# 2019 Weiss Lake Crappie Tournament



## CurDog (Nov 14, 2010)

Anyone planning on going? Starts Feb 1st thru April 15. Top Prizes include 5 tagged fish worth $10k each. 

It's only $15 for entry fee and the WLIA Badge (available mid-January). 

One site shows the breakdown as 1,006 total tagged crappie, of which 52 will be worth $1k each, 6 are $10k each, and the rest will be $50 each. Tournament total cash/prizes is $162k. 
A person could make out like a bandit catching the right tagged fish for a paisley $15 start up, oh, and the cost of an Ala fishing license. 
I think you couldn't go wrong, there's high chances of catching a tagged fish. Besides, if you don't, you won't go hungry, just fry up your catch.


----------



## Bodupp (Oct 3, 2007)

Mark Collins has tracking collars on all the big-money fish.

Sounds like a fun tournament. Wish it was a little closer. The Cod and I could camp out up there for the whole tournament.


----------



## Mark Collins (Dec 27, 2012)

I am the President of the Weiss Lake Improvement Association and not allowed to fish in in the Crappie Rodeo. We are the organizers of this event.
The entry fee is only 15.00 which includes your Crappie badge and membership to WLIA
And there are 1006 fish tagged, 6 fish worth 10,000, 52 fish worth 1000.00 and the rest are 50.00
Thanks and have fun fishing !
Mark Collins

www.weisslakeimprovementassociation.org


----------



## CurDog (Nov 14, 2010)

Thanks for chiming in and correcting the entry fee amount. I'll edit post 1. 
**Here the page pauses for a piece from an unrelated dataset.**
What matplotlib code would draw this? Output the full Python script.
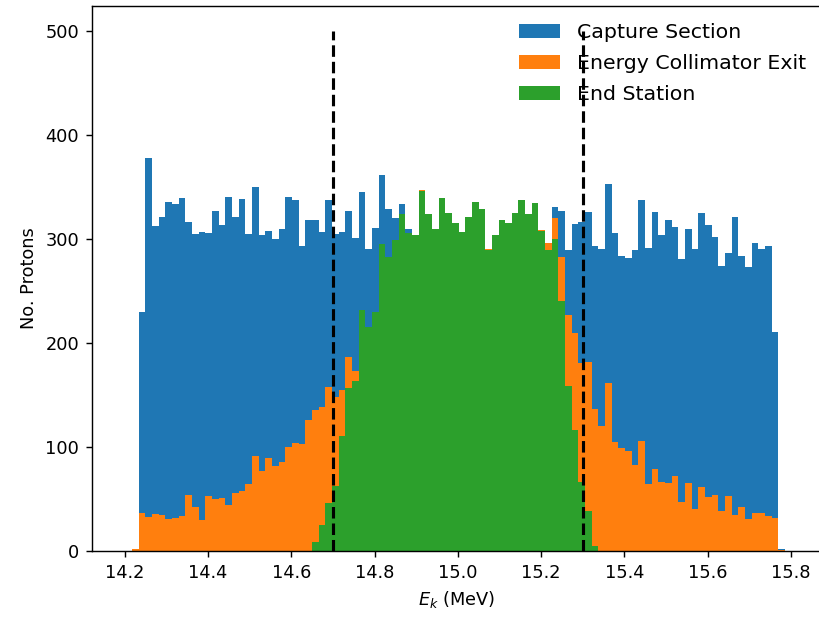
import numpy as np
import matplotlib
matplotlib.use("Agg")
import matplotlib.pyplot as plt

# Гистограммы энергии протонов: 98 бинов по 0.016 МэВ
bin_start = 14.2175
bin_width = 0.016
n_bins = 98

# Счёт протонов в каждом бине
capture_counts = [
    2, 230, 378, 313, 322, 336, 334, 340, 317, 305,
    307, 306, 327, 314, 341, 322, 339, 305, 350, 304,
    308, 300, 310, 341, 338, 294, 319, 319, 307, 338,
    305, 307, 327, 301, 346, 291, 311, 362, 329, 321,
    334, 310, 304, 348, 324, 310, 340, 325, 316, 307,
    322, 336, 329, 291, 304, 319, 316, 325, 338, 324,
    335, 309, 297, 331, 327, 290, 315, 317, 326, 294,
    291, 353, 306, 284, 282, 290, 338, 292, 326, 304,
    319, 312, 281, 310, 291, 325, 314, 302, 274, 287,
    322, 284, 273, 297, 291, 294, 211, 2,
]

collimator_counts = [
    2, 37, 33, 36, 35, 31, 32, 34, 54, 43,
    30, 53, 50, 51, 45, 56, 58, 65, 92, 77,
    90, 82, 86, 100, 104, 103, 126, 136, 139, 158,
    148, 155, 187, 173, 232, 216, 230, 296, 283, 299,
    324, 306, 304, 348, 324, 310, 340, 325, 316, 307,
    322, 336, 329, 291, 304, 319, 316, 325, 338, 324,
    335, 309, 297, 321, 283, 227, 210, 181, 182, 137,
    121, 162, 105, 99, 96, 83, 106, 65, 79, 67,
    66, 72, 47, 66, 41, 62, 52, 54, 39, 53,
    35, 43, 31, 37, 37, 34, 32, 1,
]

end_station_counts = [
    0, 0, 0, 0, 0, 0, 0, 0, 0, 0,
    0, 0, 0, 0, 0, 0, 0, 0, 0, 0,
    0, 0, 0, 0, 0, 0, 0, 9, 25, 46,
    63, 111, 157, 164, 232, 216, 230, 296, 283, 299,
    324, 306, 304, 347, 324, 310, 340, 325, 316, 307,
    322, 336, 329, 290, 304, 319, 316, 325, 338, 324,
    335, 308, 290, 300, 241, 159, 117, 67, 39, 5,
    0, 0, 0, 0, 0, 0, 0, 0, 0, 0,
    0, 0, 0, 0, 0, 0, 0, 0, 0, 0,
    0, 0, 0, 0, 0, 0, 0, 0,
]

labels = ["Capture Section", "Energy Collimator Exit", "End Station"]

# Окно отбора по энергии
e_cut_low = 14.7
e_cut_high = 15.3
cut_height = 500


def main():
    edges = bin_start + bin_width * np.arange(n_bins + 1)
    centers = edges[:-1] + bin_width / 2

    fig = plt.figure(figsize=(819 / 128, 617 / 128), dpi=128)
    # правая граница осей чуть за краем картинки
    ax = fig.add_axes([91.7 / 819, 65.7 / 617, 729.3 / 819, 545.8 / 617])

    for counts, label in zip(
        [capture_counts, collimator_counts, end_station_counts], labels
    ):
        ax.hist(centers, bins=edges, weights=counts, label=label)

    ax.vlines([e_cut_low, e_cut_high], 0, cut_height, colors="black",
              linestyles="--", linewidth=1.75, zorder=6)

    ax.set_xlim(14.1208, 15.8718)
    ax.set_ylim(0, 525)
    ax.set_xticks(np.arange(14.2, 15.81, 0.2))
    ax.set_xlabel("$E_k$ (MeV)")
    ax.set_ylabel("No. Protons")

    leg = ax.legend(loc="upper right", bbox_to_anchor=(1.003, 1.0),
                    frameon=False, fontsize=11.5,
                    borderaxespad=0.45, labelspacing=0.6)
    leg.set_zorder(1)

    fig.savefig("out.png", dpi=128)


if __name__ == "__main__":
    main()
I also read there's certain weekends or certain days the $10k tags were good. Is this correct, and can you claify? 

Thanks again


----------



## Mark Collins (Dec 27, 2012)

5 of the 10,000 fish are good on the weekends of Feb.16,17 March 2,3 16,17 30,31 and April 13,14 

All other fish are good every day from Feb. 1st to April 15th
There were 120 fish caught last year during the rodeo.
We release 100 fish in 10 different locations of the lake.
Good Luck


----------